On his all-instrumental album, Dickinson allows himself to luxuriate in a restful space that belies his restless creative nature. Yet Hambone's Meditations is less an exercise in technical self-indulgence than a rediscovery of roots that, in the form of "Arkabutla," thoroughly exhibits a tuneful quality that makes it simultaneously durable and accessible.
This all-acoustic affair, subtitled "Mississippi Folk Music Volume 2," features Luther playing a variety of instruments including guitars and mandolins as featured on the hauntingly-titled "Death Comes on Wings of Crepe." While he may be taking liberties by assuming composing credit of "Blind Lemon and The Hook Man," such artistic assumptions are part of the tradition he's honoring and preserving: the tune itself is a virtual compendium of archetypal country blues motifs rendered by Dickinson with equal parts grace and facility.
The Wandering's Go On Now, You Can't Stay Here is the most unconventional of the recent Dickinson projects, including the South Memphis String Band. As with that unit, Luther may be the titular leader, but he is merely the lightning rod for a channeling of collective inspiration amongst banjoist Valerie June, bassist Amy LaVere, drummer Sharde Thomas and guitarist/vocalist Shannon McNally. The Wandering is strikingly bold in a choice of material that ranges from a traditional such as "Glory Glory" to a contemporary tune such as Kris Kristofferson's "Lovin' Her Was Easier Than Anything I'll Ever Do Again."
Though hardly just homage to roots then, particularly when it comes to The Byrds' tongue-in-cheek "Mr. Spaceman," authentic strains of country, folk, gospel and blues permeate the singing and playing on this wide range of material. Using largely acoustic instruments (as well as the unique sounds of instruments such as kazoo), this quintet reinforces the timeless quality of great songs like "You Are My Sunshine" and accomplishes what great interpretative artists invariably seek to do, that is, rediscover the truth and beauty in familiar tunes. For instance, how ironic exactly is Howlin' Wolf's "Sittin' On Top of the World?"
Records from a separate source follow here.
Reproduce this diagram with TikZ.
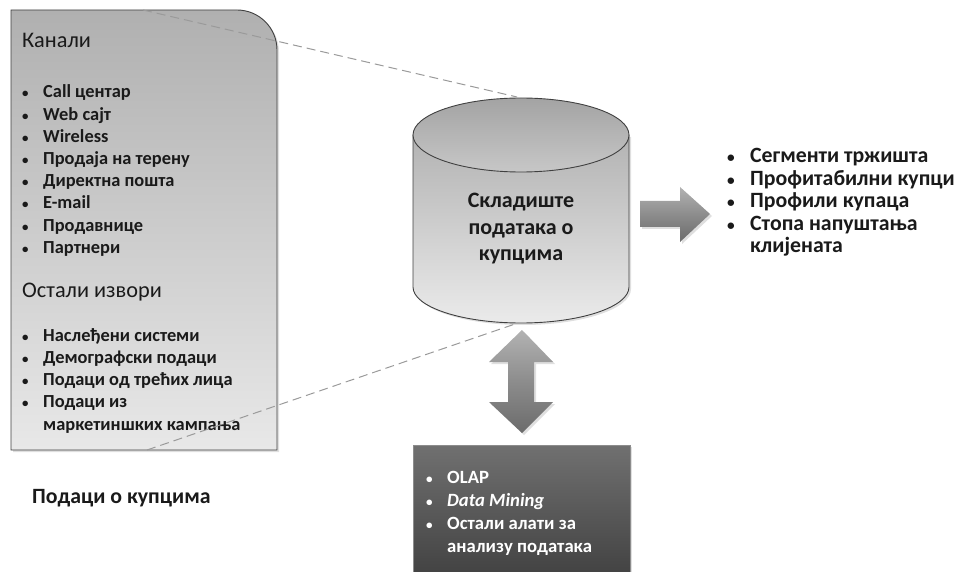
\documentclass[tikz,border=0pt]{standalone}
\usepackage{fontspec}
\setmainfont{Carlito}
\usetikzlibrary{shadows}
\definecolor{ink}{HTML}{1A1A1A}
\definecolor{edge}{HTML}{404040}
\definecolor{dash}{HTML}{9A9A9A}
\newcommand{\blt}[1]{\makebox[#1][l]{\scalebox{0.7}{\textbullet}}}
\begin{document}
\begin{tikzpicture}[x=1pt,y=-1pt,
  heading/.style={anchor=base west,inner sep=0pt,text=ink,font=\fontsize{22.3}{26}\selectfont},
  item/.style={anchor=base west,inner sep=0pt,text=ink,font=\bfseries\fontsize{18.4}{22}\selectfont},
  outitem/.style={anchor=base west,inner sep=0pt,text=ink,font=\bfseries\fontsize{21.8}{24}\selectfont},
  dbline/.style={anchor=base,inner sep=0pt,text=ink,font=\bfseries\fontsize{22}{26}\selectfont},
  toolitem/.style={anchor=base west,inner sep=0pt,text=white,font=\bfseries\fontsize{18.7}{22}\selectfont},
  softshadow/.style={drop shadow={opacity=0.25,shadow xshift=2pt,shadow yshift=-2pt}},
  zoomline/.style={draw=dash,line width=1pt,dash pattern=on 9pt off 5pt},
  graybar/.style={draw=none,top color=black!30,bottom color=black!58,middle color=black!45}]
\useasboundingbox (0,0) rectangle (956,572);
\clip (0,0) rectangle (956,572);

% source panel with one rounded corner
\shade[top color=black!31,bottom color=black!9,draw=edge,line width=0.9pt,softshadow]
  (11,450) -- (11,10) [rounded corners=40pt] -- (277,10) [sharp corners] -- (277,450) -- cycle;
\coordinate (srcTop) at (143,10);
\coordinate (srcBot) at (147,450);

\node[heading] (hChan) at (22,48) {Канали};
\foreach \t [count=\i from 0] in {Call центар,Web сајт,Wireless,Продаја на терену,Директна пошта,E-mail,Продавнице,Партнери}
  \node[item] (chan\i) at (22,98+22.2*\i) {\blt{21pt}\t};

\node[heading] (hOther) at (22,298) {Остали извори};
\foreach \t [count=\i from 0] in {Наслеђени системи,Демографски подаци,Подаци од трећих лица,Подаци из}
  \node[item] (oth\i) at (22,341+22.3*\i) {\blt{21pt}\t};
\node[item] (oth4) at (43,430) {маркетиншких кампања};

\node[anchor=base west,inner sep=0pt,text=ink,font=\bfseries\fontsize{21.8}{26}\selectfont] (caption) at (32,503) {Подаци о купцима};

% warehouse cylinder
\shade[top color=black!30,bottom color=black!8,draw=edge,line width=0.9pt,softshadow]
  (413,135) -- (413,287) arc[start angle=180,end angle=0,x radius=108,y radius=36] -- (629,135) -- cycle;
\shade[top color=black!36,bottom color=black!22,draw=edge,line width=0.9pt]
  (521,135) ellipse[x radius=108,y radius=37];
\coordinate (dbTop) at (517,97);
\coordinate (dbBot) at (518,323);
\node[dbline] (db0) at (521,208) {Складиште};
\node[dbline] (db1) at (521,234.5) {података о};
\node[dbline] (db2) at (521,261) {купцима};

% zoom lines from the panel to the cylinder
\draw[zoomline] (srcTop) -- (dbTop);
\draw[zoomline] (srcBot) -- (dbBot);

% output arrow
\path[graybar,softshadow] (640,201) -- (680,201) -- (680,187) -- (710,214) -- (680,242) -- (680,227) -- (640,227) -- cycle;
\foreach \t [count=\i from 0] in {Сегменти тржишта,Профитабилни купци,Профили купаца,Стопа напуштања}
  \node[outitem] (out\i) at (727,162.5+22.6*\i) {\blt{23pt}\t};
\node[outitem] (out4) at (750,253) {клијената};

% two-way arrow between warehouse and tools
\path[graybar,softshadow] (522,330) -- (553,362) -- (534,362) -- (534,402) -- (553,402) -- (522,433)
  -- (489,402) -- (508,402) -- (508,362) -- (489,362) -- cycle;

% analysis tools box
\shade[top color=black!56,bottom color=black!76,draw=black!45,line width=0.8pt,softshadow]
  (413,445) rectangle (630,590);
\node[toolitem] (tool0) at (426,483) {\blt{21pt}OLAP};
\node[toolitem] (tool1) at (426,506) {\blt{21pt}\textit{Data Mining}};
\node[toolitem] (tool2) at (426,529) {\blt{21pt}Остали алати за};
\node[toolitem] (tool3) at (447,552) {анализу података};
\end{tikzpicture}
\end{document}
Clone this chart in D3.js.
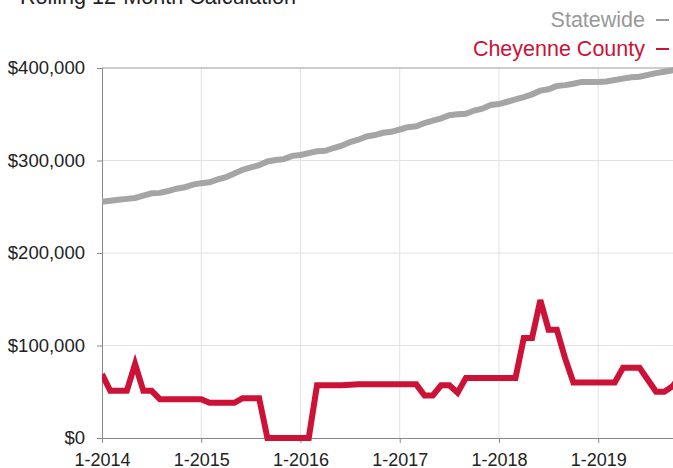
<!DOCTYPE html>
<html>
<head>
<meta charset="utf-8">
<script src="https://cdn.jsdelivr.net/npm/d3@7"></script>
<style>
  html, body { margin: 0; padding: 0; background: #fff; }
  svg { display: block; font-family: "Helvetica Neue", Helvetica, Arial, "Liberation Sans", sans-serif; }
</style>
</head>
<body>
<svg id="chart" width="673" height="468"></svg>
<script>
// ---- Data (monthly, starting January 2014) ----
const startYear = 2014;
const statewide = [
  255500, 256500, 257500, 258500, 259500, 262000, 264500, 265000, 267000, 269500, 271000, 274000,
  275500, 276500, 279500, 282000, 286000, 290000, 292500, 295000, 299000, 300500, 301500, 305000,
  306000, 308000, 310000, 310500, 313500, 316000, 320000, 322500, 326000, 327500, 330000, 331000,
  333500, 336000, 337000, 340500, 343000, 345500, 349000, 350000, 350500, 354000, 356000, 360000,
  361000, 363500, 366000, 368500, 371500, 375500, 377000, 380500, 381500, 383000, 385000, 385000,
  385000, 385500, 387000, 388500, 390000, 390500, 392500, 394500, 396000, 397500, 400000
];
const cheyenne = [
  69000, 51000, 51000, 51000, 80000, 51000, 51000, 42000, 42000, 42000, 42000, 42000,
  42000, 38000, 38000, 38000, 38000, 43000, 43000, 43000, 0, 0, 0, 0,
  0, 0, 57000, 57000, 57000, 57000, 57500, 58000, 58000, 58000, 58000, 58000,
  58000, 58000, 58000, 46000, 46000, 57000, 57000, 49000, 65000, 65000, 65000, 65000,
  65000, 65000, 65000, 108000, 108000, 149000, 117000, 117000, 86000, 60000, 60000, 60000,
  60000, 60000, 60000, 76000, 76000, 76000, 63000, 50000, 50000, 56000, 68000
];
const seriesNames = ["Statewide", "Cheyenne County"];
const xTickMonths = [0, 12, 24, 36, 48, 60];
const xTickLabels = ["1-2014", "1-2015", "1-2016", "1-2017", "1-2018", "1-2019"];
const yTickValues = [0, 100000, 200000, 300000, 400000];
const titleText = "Rolling 12-Month Calculation";

// ---- Layout ----
const W = 673, H = 468;
const mLeft = 102, mTop = 68, mBottom = 438;
const monthPx = 8.27;
const svg = d3.select("#chart");
const FONT = "'Helvetica Neue', Helvetica, Arial, 'Liberation Sans', sans-serif";

const x = d3.scaleLinear().domain([0, 70]).range([mLeft, mLeft + 70 * monthPx]);
const y = d3.scaleLinear().domain([0, 400000]).range([mBottom, mTop]);

const fmt = v => "$" + d3.format(",")(v);

svg.append("defs").append("clipPath").attr("id", "plotclip")
  .append("rect").attr("x", mLeft).attr("y", 0).attr("width", W - mLeft).attr("height", mBottom + 5);

// grid lines
const grid = svg.append("g");
grid.selectAll("line.h").data(yTickValues.filter(v => v > 0 && v < 400000)).enter()
  .append("line").attr("class", "h")
  .attr("x1", mLeft).attr("x2", W).attr("y1", d => y(d)).attr("y2", d => y(d))
  .attr("stroke", "#e2e2e2").attr("stroke-width", 1);
grid.selectAll("line.v").data(xTickMonths.filter(m => m > 0)).enter()
  .append("line").attr("class", "v")
  .attr("x1", d => x(d)).attr("x2", d => x(d)).attr("y1", mTop).attr("y2", mBottom)
  .attr("stroke", "#e2e2e2").attr("stroke-width", 1);

// top border
svg.append("line").attr("x1", mLeft).attr("x2", W).attr("y1", y(400000)).attr("y2", y(400000))
  .attr("stroke", "#9a9a9a").attr("stroke-width", 1);

// y axis
const yAxis = d3.axisLeft(y).tickValues(yTickValues).tickSize(5).tickPadding(12).tickFormat(fmt);
const gy = svg.append("g").attr("transform", `translate(${mLeft},0)`).call(yAxis);
gy.select(".domain").attr("stroke", "#888");
gy.selectAll(".tick line").attr("stroke", "#888");
gy.selectAll(".tick text").attr("font-size", 18.5).attr("fill", "#222").attr("font-family", FONT);

// x axis
const xAxis = d3.axisBottom(x).tickValues(xTickMonths).tickSize(5).tickPadding(10)
  .tickFormat((d, i) => xTickLabels[i]);
const gx = svg.append("g").attr("transform", `translate(0,${mBottom})`).call(xAxis);
gx.select(".domain").attr("stroke", "#888");
gx.selectAll(".tick line").attr("stroke", "#888");
gx.selectAll(".tick text").attr("font-size", 18).attr("fill", "#222").attr("font-family", FONT);

// lines
const line = d3.line().x((d, i) => x(i)).y(d => y(d));
const plot = svg.append("g").attr("clip-path", "url(#plotclip)");
plot.append("path").datum(statewide).attr("d", line)
  .attr("fill", "none").attr("stroke", "#a5a5a5").attr("stroke-width", 6);
plot.append("path").datum(cheyenne).attr("d", line)
  .attr("fill", "none").attr("stroke", "#cc1236").attr("stroke-width", 6);

// title
svg.append("text").attr("x", 20).attr("y", 4).attr("font-size", 21.6).attr("fill", "#222")
  .text(titleText);

// legend
const legendColors = ["#999999", "#cc1236"];
const legendY = [27, 56];
seriesNames.forEach((name, i) => {
  svg.append("text").attr("x", 645).attr("y", legendY[i]).attr("text-anchor", "end")
    .attr("font-size", 21.5).attr("fill", legendColors[i]).text(name);
  svg.append("line").attr("x1", 656).attr("x2", 669)
    .attr("y1", legendY[i] - 7).attr("y2", legendY[i] - 7)
    .attr("stroke", legendColors[i]).attr("stroke-width", 2);
});
</script>
</body>
</html>
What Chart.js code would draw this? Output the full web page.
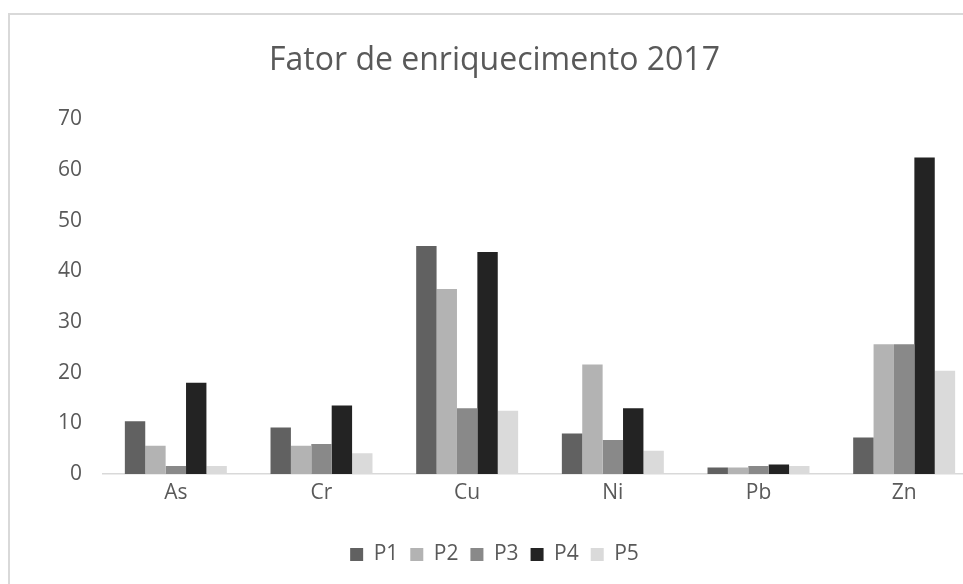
<!DOCTYPE html>
<html>
<head>
<meta charset="utf-8">
<script src="https://cdn.jsdelivr.net/npm/chart.js@4"></script>
<style>
  html, body { margin: 0; padding: 0; background: #fff; overflow: hidden; }
  #box { position: absolute; left: 8px; top: 13px; width: 980px; height: 600px;
         border: 2px solid #d9d9d9; box-sizing: border-box; }
  #wrap { position: absolute; left: 2px; top: 2px; width: 972px; height: 558px; }
</style>
</head>
<body>
<div id="box"><div id="wrap"><canvas id="chart"></canvas></div></div>
<script>
// Fator de enriquecimento 2017
const categories = ['As', 'Cr', 'Cu', 'Ni', 'Pb', 'Zn'];
const seriesNames = ['P1', 'P2', 'P3', 'P4', 'P5'];
const p1 = [10.4, 9.2, 45.0, 8.0, 1.3, 7.2];
const p2 = [5.6, 5.6, 36.5, 21.6, 1.3, 25.6];
const p3 = [1.6, 5.9, 13.0, 6.7, 1.6, 25.6];
const p4 = [18.0, 13.5, 43.8, 13.0, 1.9, 62.5];
const p5 = [1.6, 4.1, 12.5, 4.6, 1.6, 20.4];
const yTicks = [0, 10, 20, 30, 40, 50, 60, 70];

const colors = ['#616161', '#b3b3b3', '#898989', '#232323', '#dadada'];
const values = [p1, p2, p3, p4, p5];
const textColor = '#595959';
const fontFamily = '"Open Sans", sans-serif';

const ctx = document.getElementById('chart').getContext('2d');
new Chart(ctx, {
    type: 'bar',
    data: {
        labels: categories,
        datasets: seriesNames.map((name, i) => ({
            label: name,
            data: values[i],
            backgroundColor: colors[i],
            borderWidth: 0,
            barPercentage: 1,
            categoryPercentage: 0.70
        }))
    },
    options: {
        responsive: true,
        maintainAspectRatio: false,
        animation: false,
        layout: { padding: { left: 0, right: 7, top: 0, bottom: 0 } },
        plugins: {
            title: {
                display: true,
                text: 'Fator de enriquecimento 2017',
                color: textColor,
                font: { family: fontFamily, size: 32, weight: 'normal' },
                padding: { top: 25, bottom: 39 }
            },
            legend: {
                position: 'bottom',
                labels: {
                    color: textColor,
                    font: { family: fontFamily, size: 21 },
                    boxWidth: 13,
                    boxHeight: 13,
                    padding: 12
                }
            },
            tooltip: { enabled: false }
        },
        scales: {
            x: {
                grid: { display: false, drawTicks: false },
                border: { display: true, color: '#d9d9d9', width: 1.5 },
                ticks: {
                    color: textColor,
                    font: { family: fontFamily, size: 21 },
                    padding: 6
                },
                afterFit: (scale) => { scale.height = 58; }
            },
            y: {
                min: 0,
                max: 70,
                grid: { display: false, drawTicks: false },
                border: { display: false },
                afterBuildTicks: (scale) => { scale.ticks = yTicks.map(v => ({ value: v })); },
                ticks: {
                    color: textColor,
                    font: { family: fontFamily, size: 21 },
                    padding: 21
                },
                afterFit: (scale) => { scale.width = 91; }
            }
        }
    }
});
</script>
</body>
</html>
Though Luther Dickinson's presence is definitely understated during the course of Go On Now, You Can't Stay Here, it is more than a little symbolic that he stands dead center in the CD cover portrait. The spiritualism implicit in The Wandering's moniker runs through LaVere's cryptic liner essay and, like the music to which the essay refers, it is as deeply felt, in as eloquent a fashion.
Tracks and Personnel
Tracks: Death Comes On Wings of Crepe; Blind Lemon and the Hook Man; Breckenridge Blues; Arkabutla; Tallahatchee (Birds of the Moon); Old Gospel Medley I; Old Gospel Medley II.
Tracks: Sittin' On Top of the World; Mr. Spaceman; Lovin' Him Was Easier Than Anything I'll Ever Do Again; Sentimental Blues; Old Joe Clark; Love, Life and Money; Glory, Glory; The Outlaw; If I Had Possession Over Judgement Day; The Blues Jumped a Rabbit; In the Pines; You Are My Sunshine.